Of course, I was as interested in what these actors said as I was in how they sounded, and what they say on those tapes presents not only a great deal of backstage information about Shaw but also a wonderfully gossipy oral history of the British theater from the 1880s to the second World War. O’Malley does an impression of the great Victorian actress Ellen Terry, and Adeline Bourne, who was among the founders of the Actresses’ Franchise League, recalls performing in gas-lit theatres. Everyone, it seems, feels compelled to weigh in on the merits of Mrs. Patrick Campbell, and to say something not-quite-nice about McCarthy, whose marriage to and divorce from actor-director Harley Granville-Barker is discussed in still-scandalized near-whispers. (Says O’Malley, “Lillah was really sort of a cat, but a lovely creature she was,” while Mary Morris describes her as the undisputed “queen of the May” everywhere she performed.) Indeed, McCarthy (later Lady Keeble) is an object of fascination in these discussions.

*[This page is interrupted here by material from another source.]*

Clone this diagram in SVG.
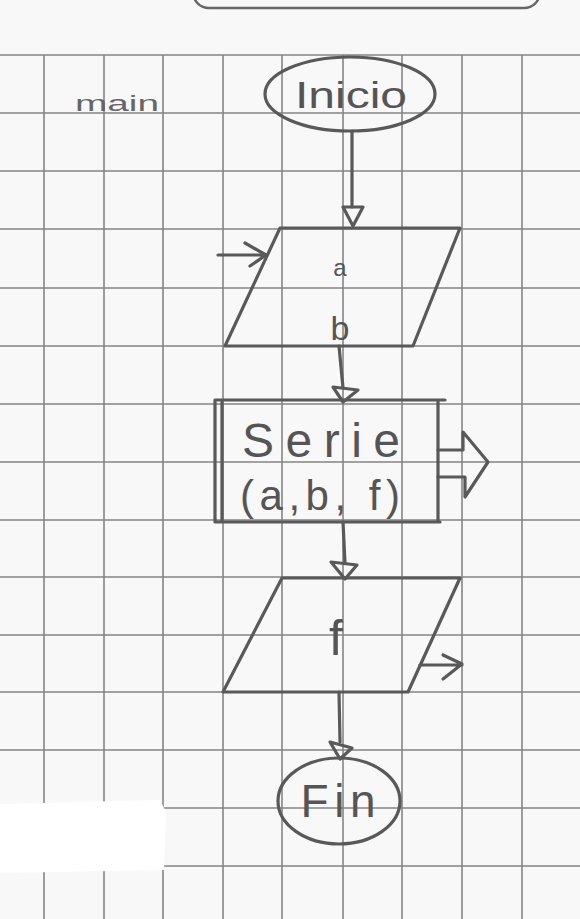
<svg xmlns="http://www.w3.org/2000/svg" width="580" height="919" viewBox="0 0 580 919">
<defs>
<style>
.grid line{stroke:#858585;stroke-width:1.6}
.pen{fill:none;stroke:#595959;stroke-width:3.2;stroke-linecap:round;stroke-linejoin:round}
.thin{fill:none;stroke:#666;stroke-width:2.4;stroke-linecap:round;stroke-linejoin:round}
.hand{font-family:"Liberation Sans","DejaVu Sans",sans-serif;fill:#555;text-anchor:middle}
</style>
</defs>
<rect x="0" y="0" width="580" height="919" fill="#f8f8f8"/>
<g id="grid" class="grid">
<line x1="44" y1="55" x2="44" y2="919"/>
<line x1="104" y1="55" x2="104" y2="919"/>
<line x1="163" y1="55" x2="163" y2="919"/>
<line x1="223" y1="55" x2="223" y2="919"/>
<line x1="282" y1="55" x2="282" y2="919"/>
<line x1="343" y1="55" x2="343" y2="919"/>
<line x1="402" y1="55" x2="402" y2="919"/>
<line x1="462" y1="55" x2="462" y2="919"/>
<line x1="522" y1="55" x2="522" y2="919"/>
<line x1="0" y1="55" x2="580" y2="55"/>
<line x1="0" y1="113" x2="580" y2="113"/>
<line x1="0" y1="171" x2="580" y2="171"/>
<line x1="0" y1="229" x2="580" y2="229"/>
<line x1="0" y1="288" x2="580" y2="288"/>
<line x1="0" y1="346" x2="580" y2="346"/>
<line x1="0" y1="404" x2="580" y2="404"/>
<line x1="0" y1="462" x2="580" y2="462"/>
<line x1="0" y1="520" x2="580" y2="520"/>
<line x1="0" y1="577" x2="580" y2="577"/>
<line x1="0" y1="635" x2="580" y2="635"/>
<line x1="0" y1="692" x2="580" y2="692"/>
<line x1="0" y1="750" x2="580" y2="750"/>
<line x1="0" y1="808" x2="580" y2="808"/>
<line x1="0" y1="866" x2="580" y2="866"/>
</g>
<path d="M0,804 L160,800 L166,812 L164,870 L0,873 Z" fill="#ffffff"/>
<rect id="top-frame" x="193" y="-30" width="347" height="38" rx="16" class="thin"/>
<g id="main-label">
<text class="hand" x="117" y="111" font-size="22" textLength="84" lengthAdjust="spacingAndGlyphs" style="fill:#666">main</text>
</g>
<g id="inicio">
<ellipse cx="350" cy="94" rx="85" ry="37" class="pen"/>
<text class="hand" x="351" y="108" font-size="36" textLength="112" lengthAdjust="spacingAndGlyphs">Inicio</text>
</g>
<g id="input-ab">
<path d="M280,228 H460 L413,346 H225 Z" class="pen"/>
<text class="hand" x="340" y="276" font-size="24">a</text>
<text class="hand" x="340" y="340" font-size="34">b</text>
<path d="M218,255 H266 M245,243 L266,255 L250,266" class="pen"/>
</g>
<g id="serie">
<path d="M215,400 H445 M215,522 H440 M215,400 V522 M222,402 V520 M438,402 V521" class="pen"/>
<text class="hand" x="321" y="457" font-size="48" textLength="158" lengthAdjust="spacing">Serie</text>
<text class="hand" x="320" y="510" font-size="42" textLength="160" lengthAdjust="spacing">(a,b, f)</text>
<path d="M438,450 H463 V432 L488,462 L465,497 V477 H438" class="pen"/>
</g>
<g id="output-f">
<path d="M282,578 H460 L408,692 H223 Z" class="pen"/>
<text class="hand" x="336" y="655" font-size="50">f</text>
<path d="M420,665 H462 M443,655 L462,664 L443,679" class="pen"/>
</g>
<g id="fin">
<ellipse cx="339" cy="801" rx="61" ry="43" class="pen"/>
<text class="hand" x="338" y="817" font-size="46" textLength="75" lengthAdjust="spacing">Fin</text>
</g>
<g id="connectors">
<path d="M352,131 V207" class="pen"/>
<path d="M343,207 H363 L353,226 Z" class="pen"/>
<path d="M339,346 L343,388" class="pen"/>
<path d="M333,387 L358,390 L343,402 Z" class="pen"/>
<path d="M343,522 L345,563" class="pen"/>
<path d="M331,562 L357,565 L345,579 Z" class="pen"/>
<path d="M339,692 L340,742" class="pen"/>
<path d="M330,742 L352,748 L340,759 Z" class="pen"/>
</g>
</svg>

When Langton finally interviews her in 1960, a few months before her death, McCarthy is proud of the roles she created in Shaw’s plays but surprisingly dismissive of the playwright: “I was supposed to be a… tragedienne, not be playing skittles.” It turns out that the actress best known as Shaw’s Ann Whitefield and Barker’s wife really wanted to be an independent actress-manager devoted to resurrecting ancient Greek tragedy “on my own.” (Traces of McCarthy’s preparation for the career to which she aspired are held in other collections at the Ransom Center; among these is a photo album documenting her years as a leading actress in the internationally touring company of Wilson Barrett, who had intended to back McCarthy’s own company before his death in 1904.) As for McCarthy’s evaluation of Shaw’s directing, it would take the phonetic shorthand of Shaw’s dreams to capture the tone—both resentful and respectful—with which she delivers her judgment, half a century after they first did battle over her performance of Ann: “Ooooooooh, he was meticulous.”